Ah, you sell your skills short Jim.....I'm fairly sure you irritated MANY new people. :clap
 
Jealous?

jdiaz said:
Ah, you sell your skills short Jim.....I'm fairly sure you irritated MANY new people. :clap
Could this be elemental jealosy, or a looming envy, oh Jon (who had to stay home and swap diapers)?:stick

Jim:bliss
 
Re: Jealous?

Jim Shaw said:
Could this be elemental jealosy, or a looming envy, oh Jon (who had to stay home and swap diapers)?:stick
Hey, I'm happy to keep working and support you retirees out on the road. Just keep your Buick off the sidewalk. :D

Come visit us in Milan next spring.
 
Seems like 10 years ago, not 5

Don't know where you dredged this up. That Shaw guy tells a mighty fancy yarn. :laugh

Epilogue: The guy Ryan I wrote about has done fairly well as an LD rider. John has gone on to ride the first four consecutive 1500 mile/24 hour Iron Butt rides - 6,000 + miles in 96 hours.

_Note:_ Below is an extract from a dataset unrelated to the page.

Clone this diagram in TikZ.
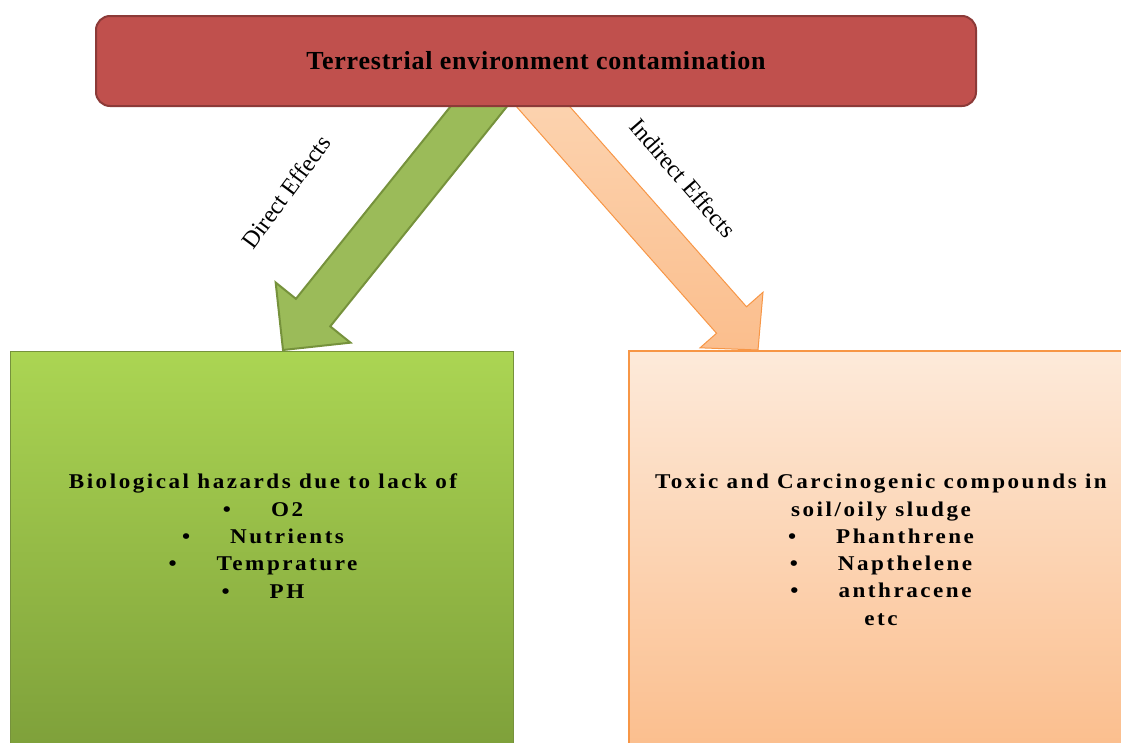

Then, a year later, John placed 7th in the Iron Butt Rally. Not bad for a rookie. Last year, Ryan set the new world record time for a motorcycle ride from Prudhoe Bay to Key West. 86.5 hours. Try and beat it, if you want. It bettered the previous record by 9-1/2 hours.

I sure wish I liked looking at bikes more than riding them; it'd be a lot less costly. Gismo, the GS in that trip, just got put up for sale with 122,000 miles on the clock. It was replaced by a newer GS named MotoNoir. [Hint: it's black]

Thanks for digging this up. I forgot I ever wrote up that little trip. Brought back some sweet memories to me, too.